Lübnan’da İsrail Hava Saldırıları Bilançosu
Lübnan, İsrail’in gerçekleştirdiği hava saldırılarının ardından acı bir bilanço açıkladı. Ülke genelinde en az 492 kişi yaşamını yitirirken, binlerce sivil, güvenli alanlara ulaşmak için Lübnan’ın güneyinden kaçış yapıyor.
Gazeteci Ali Çağatay’ın Değerlendirmesi
Radyo Sputnik’te yayınlanan Seyir Hali programında, gazeteci Ali Çağatay, İsrail’in Lübnan’a yönelik saldırılarını değerlendirdi. Çağatay, “İsrail Hükümet Sözcüsü, ülkenin kuzey sınırlarının Litani Nehri bölgesinden başladığını ve Lübnan’ın yaklaşık üçte birinin kendisine ait olduğunu belirtti,” ifadelerini kullandı.

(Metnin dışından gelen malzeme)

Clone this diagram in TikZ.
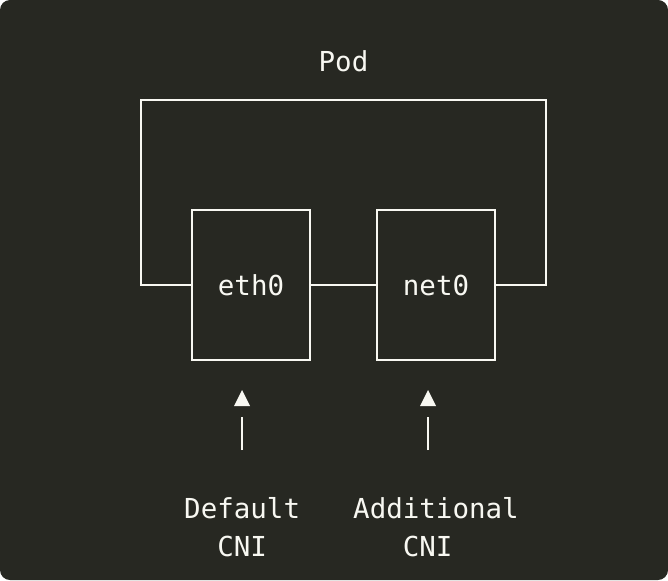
\documentclass[tikz,border=0pt]{standalone}
\usepackage{fontspec}
\setmonofont{DejaVu Sans Mono}
\begin{document}
\begin{tikzpicture}[x=1pt,y=-1pt,
  fg/.style={draw=fgc,line width=2.2pt},
  lbl/.style={text=fgc,font=\ttfamily\fontsize{27.5}{38}\selectfont,inner sep=0pt},
  ifbox/.style={fg,lbl,minimum width=118pt,minimum height=150pt}]
\definecolor{bgc}{HTML}{272822}
\definecolor{fgc}{HTML}{F8F8F2}
\useasboundingbox (0,0) rectangle (668,580);
\fill[bgc,rounded corners=10pt] (0,0) rectangle (668,580);
\node[lbl,anchor=base] (pod) at (343.5,72) {Pod};
\node[ifbox] (eth0) at (251,285) {eth0};
\node[ifbox] (net0) at (436,285) {net0};
\coordinate (podtl) at (141,100);
\coordinate (podtr) at (546,100);
\draw[fg] (eth0.west) -| (podtl) -- (podtr) |- (net0.east);
\draw[fg] (eth0.east) -- (net0.west);
\node[lbl,anchor=base west,align=left] (dcni) at (184,556) {Default\\\phantom{De}CNI};
\node[lbl,anchor=base west,align=left] (acni) at (353,556) {Additional\\\phantom{Add}CNI};
\coordinate (a1b) at (242,450);
\coordinate (a1t) at (242,417);
\coordinate (a2b) at (428,450);
\coordinate (a2t) at (428,417);
\draw[fg] (a1b) -- (a1t);
\draw[fg] (a2b) -- (a2t);
\fill[fgc] ([shift={(-8,-11)}]a1t) -- ([shift={(8,-11)}]a1t) -- ([shift={(0,-27)}]a1t) -- cycle;
\fill[fgc] ([shift={(-8,-11)}]a2t) -- ([shift={(8,-11)}]a2t) -- ([shift={(0,-27)}]a2t) -- cycle;
\end{tikzpicture}
\end{document}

Toprak İddiaları ve Stratejik Hesaplar
İsrail, Lübnan’dan alacağı toprakları geri vermeyecek. Çağatay, olası bir sınır genişletme operasyonuna da dikkat çekerek, “Bu tür bir hamle, de facto bir durum yaratabilir ve zamanla ‘Ben buradan çekilmiyorum, güvenlik sebebiyle’ diyebilir,” dedi. Daha önce, Golan Tepeleri’ni işgal ettiğini, Mısır’dan Sina Yarımadası’nı aldığını ve Ürdün’ün toprakları üzerinde hâlâ oturduğunu hatırlattı. Sina Yarımadası’ndan çekilmesinin ardında Mısır ile yapılan büyük bir anlaşmanın yattığını belirten Çağatay, “Ancak Golan Tepeleri ve Ürdün’den elde edilen topraklar geri verilmedi. Bu sefer de Lübnan’dan kazanılan toprakları geri vermeyi düşünmüyorlar,” şeklinde konuştu.
Amerika’nın Rolü
Amerika izin verdiği için İsrail bunları yapabiliyor. Çağatay, “İsrail büyük bir genişleme haritasına bugün itibarıyla imza atmış durumda” diyerek, “Amerika da bölgeye asker göndermeye hazırlanıyor. Cumartesi günü Amerikan Dışişleri Bakanlığı, vatandaşlarına Lübnan’ı terk etme çağrısında bulundu. Dünyanın bir jandarması var, o da Amerika Birleşik Devletleri. Eğer Amerika bu tür eylemlere izin vermemiş olsaydı, bu olaylar yaşanmazdı,” ifadelerini kullandı.